절차는 아래 문서를 참고하실 수 있습니다.
참고: https://docs.cilium.io/en/stable/network/clustermesh/clustermesh/
먼저 클러스터는 --set routingMode=native --set autoDirectNodeRoutes=true으로 구성되어 있으며, 다만 각 노드의 라우팅 정보에서 상대 PodCIDR에 대한 라우팅이 없음을 확인할 수 있습니다.
# 라우팅 정보 확인
docker exec -it west-control-plane ip -c route
docker exec -it west-worker ip -c route
docker exec -it east-control-plane ip -c route
docker exec -it east-worker ip -c route
$ docker exec -it west-control-plane ip -c route
default via 172.19.0.1 dev eth0
10.0.0.0/24 via 10.0.0.133 dev cilium_host proto kernel src 10.0.0.133
10.0.0.133 dev cilium_host proto kernel scope link
10.0.1.0/24 via 172.19.0.3 dev eth0 proto kernel
172.19.0.0/16 dev eth0 proto kernel scope link src 172.19.0.2
$ docker exec -it east-control-plane ip -c route
default via 172.19.0.1 dev eth0
10.1.0.0/24 via 10.1.0.224 dev cilium_host proto kernel src 10.1.0.224
10.1.0.224 dev cilium_host proto kernel scope link
10.1.1.0/24 via 172.19.0.4 dev eth0 proto kernel
172.19.0.0/16 dev eth0 proto kernel scope link src 172.19.0.5
Cilium에서 mTLS에 사용된 CA 인증서를 각 클러스터가 공유하기 위해서 아래와 같이 secret을 동일하게 맞춰주겠습니다.

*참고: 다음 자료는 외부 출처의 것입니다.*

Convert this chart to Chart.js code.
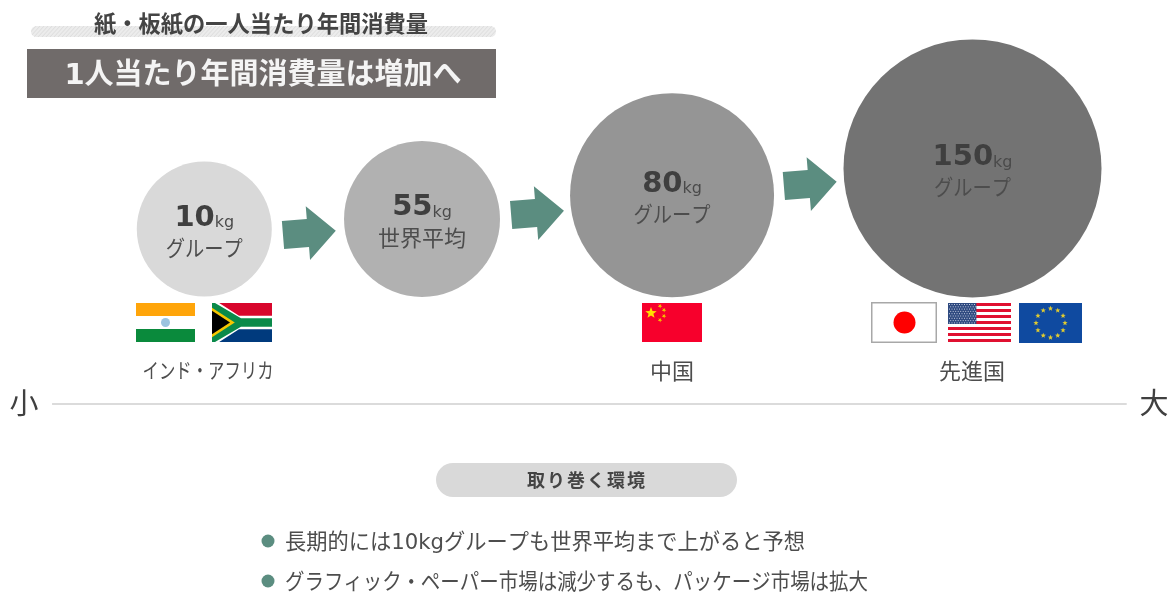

# Shared Certificate Authority
kubectl get secret -n kube-system cilium-ca --context kind-east
kubectl delete secret -n kube-system cilium-ca --context kind-east
kubectl --context kind-west get secret -n kube-system cilium-ca -o yaml | \
kubectl --context kind-east create -f -
실제 두 클러스터에 cluster mesh를 활성화 합니다.
# 모니터링 : 신규 터미널 2개
cilium clustermesh status --context kind-west --wait
cilium clustermesh status --context kind-east --wait
# Enable Cluster Mesh : 실습 환경에서는 Cluster Mesh control plane 의 노출을 NodePort 로 지정함
cilium clustermesh enable --service-type NodePort --enable-kvstoremesh=false --context kind-west
cilium clustermesh enable --service-type NodePort --enable-kvstoremesh=false --context kind-east
# 모니터링 결과 확인
$ cilium clustermesh status --context kind-west --wait
⌛ Waiting (0s) for access information: unable to get clustermesh service "clustermesh-apiserver": services "clustermesh-apiserver" not found
⌛ Waiting (10s) for access information: unable to get clustermesh service "clustermesh-apiserver": services "clustermesh-apiserver" not found
⌛ Waiting (20s) for access information: unable to get clustermesh service "clustermesh-apiserver": services "clustermesh-apiserver" not found
⌛ Waiting (30s) for access information: unable to get clustermesh service "clustermesh-apiserver": services "clustermesh-apiserver" not found
Trying to get secret clustermesh-apiserver-remote-cert by deprecated name clustermesh-apiserver-client-cert
Trying to get secret clustermesh-apiserver-client-cert by deprecated name clustermesh-apiserver-client-certs
⌛ Waiting (40s) for access information: unable to get client secret to access clustermesh service: unable to get secret "clustermesh-apiserver-client-certs" and no deprecated names to try
Trying to get secret clustermesh-apiserver-remote-cert by deprecated name clustermesh-apiserver-client-cert
Trying to get secret clustermesh-apiserver-client-cert by deprecated name clustermesh-apiserver-client-certs
⚠️ Service type NodePort detected! Service may fail when nodes are removed from the cluster!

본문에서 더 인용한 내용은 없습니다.